Material provided:
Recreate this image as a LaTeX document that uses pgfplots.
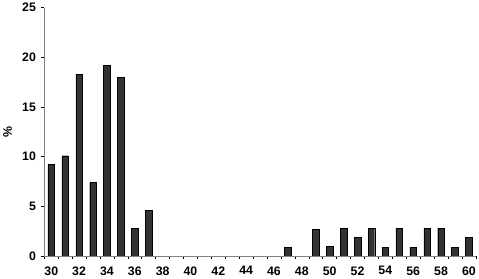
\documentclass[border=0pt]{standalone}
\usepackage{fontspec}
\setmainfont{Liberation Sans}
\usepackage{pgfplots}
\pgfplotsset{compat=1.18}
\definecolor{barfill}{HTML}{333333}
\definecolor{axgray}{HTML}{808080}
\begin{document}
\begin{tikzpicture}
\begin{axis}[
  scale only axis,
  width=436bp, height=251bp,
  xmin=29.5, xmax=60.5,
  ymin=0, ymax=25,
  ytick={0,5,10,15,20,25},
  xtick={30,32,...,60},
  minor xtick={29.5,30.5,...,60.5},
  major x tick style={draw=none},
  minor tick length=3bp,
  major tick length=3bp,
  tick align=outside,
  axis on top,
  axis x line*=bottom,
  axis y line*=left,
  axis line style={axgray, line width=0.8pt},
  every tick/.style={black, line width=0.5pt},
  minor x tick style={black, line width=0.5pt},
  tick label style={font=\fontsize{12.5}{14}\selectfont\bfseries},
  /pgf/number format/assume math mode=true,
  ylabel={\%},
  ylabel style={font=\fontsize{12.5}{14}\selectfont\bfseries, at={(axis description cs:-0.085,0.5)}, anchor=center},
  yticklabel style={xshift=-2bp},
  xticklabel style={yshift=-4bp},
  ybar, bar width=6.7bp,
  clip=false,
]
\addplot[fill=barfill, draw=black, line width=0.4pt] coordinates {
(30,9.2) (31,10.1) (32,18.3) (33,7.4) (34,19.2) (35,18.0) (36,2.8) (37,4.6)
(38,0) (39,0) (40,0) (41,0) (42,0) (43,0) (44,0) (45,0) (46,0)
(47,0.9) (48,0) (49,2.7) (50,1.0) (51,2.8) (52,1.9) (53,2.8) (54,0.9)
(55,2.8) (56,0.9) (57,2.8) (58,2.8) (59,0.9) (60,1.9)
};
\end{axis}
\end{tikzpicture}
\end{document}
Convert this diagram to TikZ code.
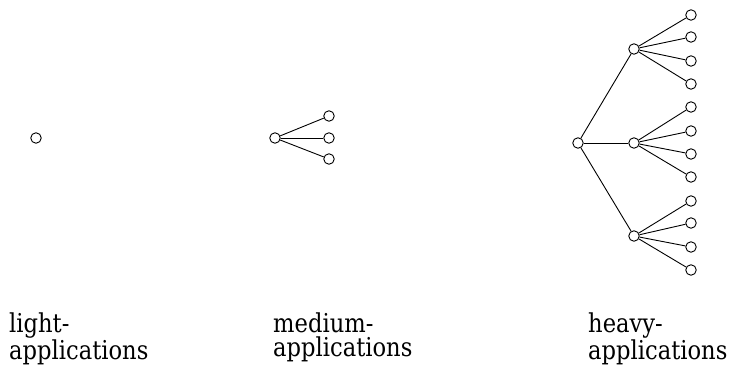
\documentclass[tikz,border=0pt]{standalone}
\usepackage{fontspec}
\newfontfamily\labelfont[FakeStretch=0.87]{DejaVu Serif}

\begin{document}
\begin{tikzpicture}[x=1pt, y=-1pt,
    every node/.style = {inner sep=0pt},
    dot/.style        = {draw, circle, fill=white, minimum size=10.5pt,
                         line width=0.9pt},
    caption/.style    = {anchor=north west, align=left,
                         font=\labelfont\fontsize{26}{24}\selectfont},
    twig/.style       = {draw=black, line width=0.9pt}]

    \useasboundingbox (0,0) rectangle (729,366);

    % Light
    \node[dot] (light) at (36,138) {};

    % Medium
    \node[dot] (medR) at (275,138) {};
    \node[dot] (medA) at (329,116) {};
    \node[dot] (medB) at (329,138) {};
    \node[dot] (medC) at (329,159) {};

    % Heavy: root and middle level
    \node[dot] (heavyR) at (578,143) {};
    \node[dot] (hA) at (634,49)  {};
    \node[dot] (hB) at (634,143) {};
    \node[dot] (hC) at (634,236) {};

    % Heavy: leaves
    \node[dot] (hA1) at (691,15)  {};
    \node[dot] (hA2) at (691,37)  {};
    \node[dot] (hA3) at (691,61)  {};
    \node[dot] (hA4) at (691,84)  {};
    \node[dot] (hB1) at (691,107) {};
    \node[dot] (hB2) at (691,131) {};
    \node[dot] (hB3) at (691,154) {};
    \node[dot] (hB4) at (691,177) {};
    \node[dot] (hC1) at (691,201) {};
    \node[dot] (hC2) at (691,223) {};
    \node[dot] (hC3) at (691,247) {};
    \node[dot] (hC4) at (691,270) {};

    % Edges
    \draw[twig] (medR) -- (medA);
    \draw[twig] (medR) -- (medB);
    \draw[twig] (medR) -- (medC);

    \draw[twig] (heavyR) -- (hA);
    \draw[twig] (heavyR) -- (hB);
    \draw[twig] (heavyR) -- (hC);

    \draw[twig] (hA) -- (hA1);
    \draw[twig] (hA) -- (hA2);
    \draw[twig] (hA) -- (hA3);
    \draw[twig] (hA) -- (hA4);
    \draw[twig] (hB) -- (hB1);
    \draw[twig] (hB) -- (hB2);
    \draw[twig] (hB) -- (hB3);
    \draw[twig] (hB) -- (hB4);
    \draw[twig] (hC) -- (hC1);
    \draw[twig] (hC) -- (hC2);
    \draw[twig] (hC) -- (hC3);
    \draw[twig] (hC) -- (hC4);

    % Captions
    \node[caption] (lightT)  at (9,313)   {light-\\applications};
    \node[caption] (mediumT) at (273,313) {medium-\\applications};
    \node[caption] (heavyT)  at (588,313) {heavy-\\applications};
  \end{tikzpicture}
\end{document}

To be done: Copy out all the data exactly; skip the pictures.

Response:
Recreate this image as a LaTeX document that uses pgfplots.
\documentclass[border=0pt]{standalone}
\usepackage{fontspec}
\setmainfont{Liberation Sans}
\usepackage{pgfplots}
\pgfplotsset{compat=1.18}
\definecolor{barfill}{HTML}{333333}
\definecolor{axgray}{HTML}{808080}
\begin{document}
\begin{tikzpicture}
\begin{axis}[
  scale only axis,
  width=436bp, height=251bp,
  xmin=29.5, xmax=60.5,
  ymin=0, ymax=25,
  ytick={0,5,10,15,20,25},
  xtick={30,32,...,60},
  minor xtick={29.5,30.5,...,60.5},
  major x tick style={draw=none},
  minor tick length=3bp,
  major tick length=3bp,
  tick align=outside,
  axis on top,
  axis x line*=bottom,
  axis y line*=left,
  axis line style={axgray, line width=0.8pt},
  every tick/.style={black, line width=0.5pt},
  minor x tick style={black, line width=0.5pt},
  tick label style={font=\fontsize{12.5}{14}\selectfont\bfseries},
  /pgf/number format/assume math mode=true,
  ylabel={\%},
  ylabel style={font=\fontsize{12.5}{14}\selectfont\bfseries, at={(axis description cs:-0.085,0.5)}, anchor=center},
  yticklabel style={xshift=-2bp},
  xticklabel style={yshift=-4bp},
  ybar, bar width=6.7bp,
  clip=false,
]
\addplot[fill=barfill, draw=black, line width=0.4pt] coordinates {
(30,9.2) (31,10.1) (32,18.3) (33,7.4) (34,19.2) (35,18.0) (36,2.8) (37,4.6)
(38,0) (39,0) (40,0) (41,0) (42,0) (43,0) (44,0) (45,0) (46,0)
(47,0.9) (48,0) (49,2.7) (50,1.0) (51,2.8) (52,1.9) (53,2.8) (54,0.9)
(55,2.8) (56,0.9) (57,2.8) (58,2.8) (59,0.9) (60,1.9)
};
\end{axis}
\end{tikzpicture}
\end{document}
Convert this diagram to TikZ code.
\documentclass[tikz,border=0pt]{standalone}
\usepackage{fontspec}
\newfontfamily\labelfont[FakeStretch=0.87]{DejaVu Serif}

\begin{document}
\begin{tikzpicture}[x=1pt, y=-1pt,
    every node/.style = {inner sep=0pt},
    dot/.style        = {draw, circle, fill=white, minimum size=10.5pt,
                         line width=0.9pt},
    caption/.style    = {anchor=north west, align=left,
                         font=\labelfont\fontsize{26}{24}\selectfont},
    twig/.style       = {draw=black, line width=0.9pt}]

    \useasboundingbox (0,0) rectangle (729,366);

    % Light
    \node[dot] (light) at (36,138) {};

    % Medium
    \node[dot] (medR) at (275,138) {};
    \node[dot] (medA) at (329,116) {};
    \node[dot] (medB) at (329,138) {};
    \node[dot] (medC) at (329,159) {};

    % Heavy: root and middle level
    \node[dot] (heavyR) at (578,143) {};
    \node[dot] (hA) at (634,49)  {};
    \node[dot] (hB) at (634,143) {};
    \node[dot] (hC) at (634,236) {};

    % Heavy: leaves
    \node[dot] (hA1) at (691,15)  {};
    \node[dot] (hA2) at (691,37)  {};
    \node[dot] (hA3) at (691,61)  {};
    \node[dot] (hA4) at (691,84)  {};
    \node[dot] (hB1) at (691,107) {};
    \node[dot] (hB2) at (691,131) {};
    \node[dot] (hB3) at (691,154) {};
    \node[dot] (hB4) at (691,177) {};
    \node[dot] (hC1) at (691,201) {};
    \node[dot] (hC2) at (691,223) {};
    \node[dot] (hC3) at (691,247) {};
    \node[dot] (hC4) at (691,270) {};

    % Edges
    \draw[twig] (medR) -- (medA);
    \draw[twig] (medR) -- (medB);
    \draw[twig] (medR) -- (medC);

    \draw[twig] (heavyR) -- (hA);
    \draw[twig] (heavyR) -- (hB);
    \draw[twig] (heavyR) -- (hC);

    \draw[twig] (hA) -- (hA1);
    \draw[twig] (hA) -- (hA2);
    \draw[twig] (hA) -- (hA3);
    \draw[twig] (hA) -- (hA4);
    \draw[twig] (hB) -- (hB1);
    \draw[twig] (hB) -- (hB2);
    \draw[twig] (hB) -- (hB3);
    \draw[twig] (hB) -- (hB4);
    \draw[twig] (hC) -- (hC1);
    \draw[twig] (hC) -- (hC2);
    \draw[twig] (hC) -- (hC3);
    \draw[twig] (hC) -- (hC4);

    % Captions
    \node[caption] (lightT)  at (9,313)   {light-\\applications};
    \node[caption] (mediumT) at (273,313) {medium-\\applications};
    \node[caption] (heavyT)  at (588,313) {heavy-\\applications};
  \end{tikzpicture}
\end{document}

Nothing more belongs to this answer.